Tally the lines in the data that follows that include the word "page", and report nothing but the total.

• [Entries with chart source code]
***

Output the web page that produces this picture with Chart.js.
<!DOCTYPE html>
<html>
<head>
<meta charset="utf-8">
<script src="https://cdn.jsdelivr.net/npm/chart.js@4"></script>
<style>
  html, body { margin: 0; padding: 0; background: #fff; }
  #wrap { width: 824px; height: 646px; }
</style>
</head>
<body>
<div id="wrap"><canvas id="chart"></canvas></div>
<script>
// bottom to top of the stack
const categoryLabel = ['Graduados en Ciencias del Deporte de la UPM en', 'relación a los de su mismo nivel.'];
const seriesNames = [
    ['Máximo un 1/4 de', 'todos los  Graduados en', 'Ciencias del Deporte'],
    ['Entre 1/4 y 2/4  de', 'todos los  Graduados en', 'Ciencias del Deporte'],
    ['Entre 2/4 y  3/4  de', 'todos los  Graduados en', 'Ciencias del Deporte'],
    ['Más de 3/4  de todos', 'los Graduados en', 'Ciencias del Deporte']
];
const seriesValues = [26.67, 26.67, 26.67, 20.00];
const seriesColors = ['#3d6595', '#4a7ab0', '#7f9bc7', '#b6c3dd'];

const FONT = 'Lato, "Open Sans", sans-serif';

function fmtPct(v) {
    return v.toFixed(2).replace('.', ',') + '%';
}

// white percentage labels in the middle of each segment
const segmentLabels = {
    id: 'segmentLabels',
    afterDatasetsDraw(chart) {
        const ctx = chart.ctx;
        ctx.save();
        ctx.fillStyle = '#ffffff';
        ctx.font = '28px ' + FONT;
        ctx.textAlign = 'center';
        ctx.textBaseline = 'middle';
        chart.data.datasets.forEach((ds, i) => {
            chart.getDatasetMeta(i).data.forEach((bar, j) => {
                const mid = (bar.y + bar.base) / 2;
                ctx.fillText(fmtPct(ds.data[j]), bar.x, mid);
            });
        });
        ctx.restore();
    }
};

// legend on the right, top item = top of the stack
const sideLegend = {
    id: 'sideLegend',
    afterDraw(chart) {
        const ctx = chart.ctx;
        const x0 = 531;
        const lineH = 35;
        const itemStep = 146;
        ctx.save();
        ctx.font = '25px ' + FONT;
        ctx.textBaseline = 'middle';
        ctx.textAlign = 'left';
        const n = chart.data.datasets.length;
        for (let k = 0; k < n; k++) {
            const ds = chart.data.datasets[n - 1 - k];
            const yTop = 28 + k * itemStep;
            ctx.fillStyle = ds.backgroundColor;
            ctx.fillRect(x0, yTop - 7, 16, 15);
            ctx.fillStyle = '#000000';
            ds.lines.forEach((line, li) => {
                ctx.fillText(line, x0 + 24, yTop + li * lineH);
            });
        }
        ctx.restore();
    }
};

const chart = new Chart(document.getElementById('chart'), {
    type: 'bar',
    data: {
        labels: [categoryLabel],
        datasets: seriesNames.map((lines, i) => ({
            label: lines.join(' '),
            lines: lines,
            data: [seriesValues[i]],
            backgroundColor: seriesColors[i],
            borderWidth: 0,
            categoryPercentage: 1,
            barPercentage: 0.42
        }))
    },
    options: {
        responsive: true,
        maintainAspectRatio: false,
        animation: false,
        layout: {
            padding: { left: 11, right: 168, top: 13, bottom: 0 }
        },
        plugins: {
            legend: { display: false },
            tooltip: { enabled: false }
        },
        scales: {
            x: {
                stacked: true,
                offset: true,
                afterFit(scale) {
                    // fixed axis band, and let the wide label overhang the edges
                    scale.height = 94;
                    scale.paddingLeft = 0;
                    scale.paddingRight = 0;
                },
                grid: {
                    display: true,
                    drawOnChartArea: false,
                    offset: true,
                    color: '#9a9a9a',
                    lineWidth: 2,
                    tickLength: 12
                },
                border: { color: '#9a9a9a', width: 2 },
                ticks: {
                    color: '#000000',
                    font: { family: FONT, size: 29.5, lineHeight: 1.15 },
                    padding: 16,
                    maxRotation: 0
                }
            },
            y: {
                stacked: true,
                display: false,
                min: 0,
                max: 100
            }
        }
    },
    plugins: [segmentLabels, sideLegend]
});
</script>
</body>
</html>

***

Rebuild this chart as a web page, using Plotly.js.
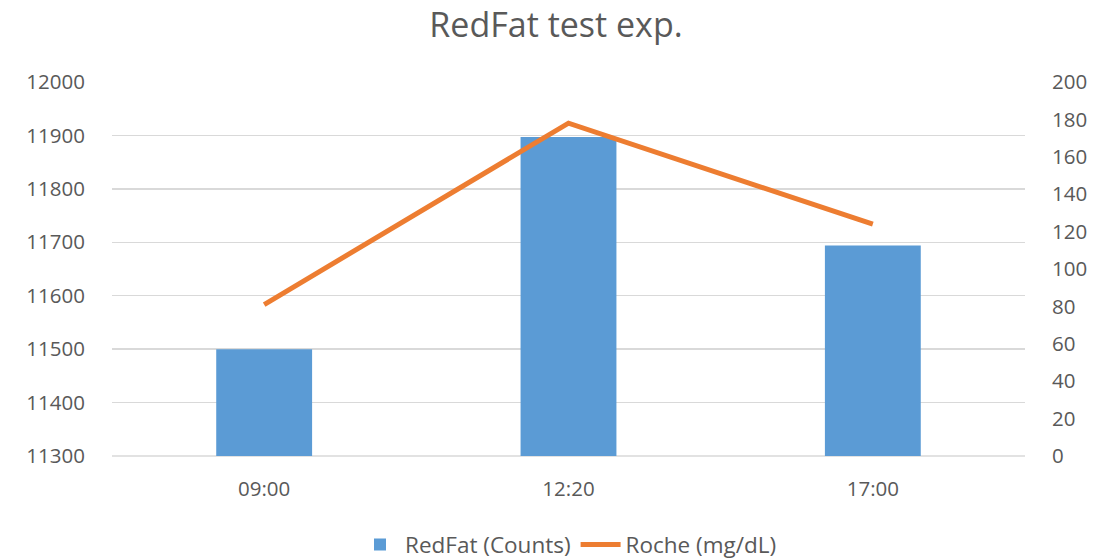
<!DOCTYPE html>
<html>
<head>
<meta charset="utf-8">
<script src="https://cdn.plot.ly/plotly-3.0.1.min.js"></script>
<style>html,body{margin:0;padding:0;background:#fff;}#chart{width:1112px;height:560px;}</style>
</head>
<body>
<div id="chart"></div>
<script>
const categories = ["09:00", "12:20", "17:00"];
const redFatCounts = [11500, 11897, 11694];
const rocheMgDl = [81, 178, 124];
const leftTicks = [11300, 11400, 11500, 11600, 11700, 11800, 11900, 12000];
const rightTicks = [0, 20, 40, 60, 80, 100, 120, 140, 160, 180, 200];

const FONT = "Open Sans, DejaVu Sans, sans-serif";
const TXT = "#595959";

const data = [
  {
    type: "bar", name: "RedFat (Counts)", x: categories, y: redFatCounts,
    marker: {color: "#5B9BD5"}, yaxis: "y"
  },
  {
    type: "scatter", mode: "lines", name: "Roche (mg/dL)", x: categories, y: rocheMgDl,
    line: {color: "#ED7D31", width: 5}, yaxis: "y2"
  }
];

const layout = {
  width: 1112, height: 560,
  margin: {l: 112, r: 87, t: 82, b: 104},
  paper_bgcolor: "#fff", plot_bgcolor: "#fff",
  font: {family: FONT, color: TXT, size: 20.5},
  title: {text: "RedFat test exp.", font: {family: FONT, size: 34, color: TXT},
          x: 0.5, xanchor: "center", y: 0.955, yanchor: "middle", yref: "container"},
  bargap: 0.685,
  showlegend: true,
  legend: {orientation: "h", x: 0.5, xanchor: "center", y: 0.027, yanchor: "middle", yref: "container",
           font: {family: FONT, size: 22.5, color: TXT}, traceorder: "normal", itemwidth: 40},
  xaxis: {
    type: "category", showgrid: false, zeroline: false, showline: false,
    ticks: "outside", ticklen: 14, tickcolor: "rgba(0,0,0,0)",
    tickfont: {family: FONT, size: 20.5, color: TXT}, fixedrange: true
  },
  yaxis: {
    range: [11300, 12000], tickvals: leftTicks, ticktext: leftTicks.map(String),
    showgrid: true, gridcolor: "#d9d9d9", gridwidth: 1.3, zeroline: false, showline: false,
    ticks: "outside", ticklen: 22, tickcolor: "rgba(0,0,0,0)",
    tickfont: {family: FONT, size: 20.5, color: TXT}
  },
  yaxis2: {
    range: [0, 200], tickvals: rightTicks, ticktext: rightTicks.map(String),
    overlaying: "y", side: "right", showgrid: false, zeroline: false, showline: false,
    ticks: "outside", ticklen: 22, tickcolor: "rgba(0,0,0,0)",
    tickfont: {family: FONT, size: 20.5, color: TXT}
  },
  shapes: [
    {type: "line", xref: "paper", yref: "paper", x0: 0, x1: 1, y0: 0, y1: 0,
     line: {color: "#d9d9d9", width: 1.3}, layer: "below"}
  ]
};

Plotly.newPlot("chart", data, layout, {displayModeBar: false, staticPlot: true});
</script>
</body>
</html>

***

• [Expected answer] 2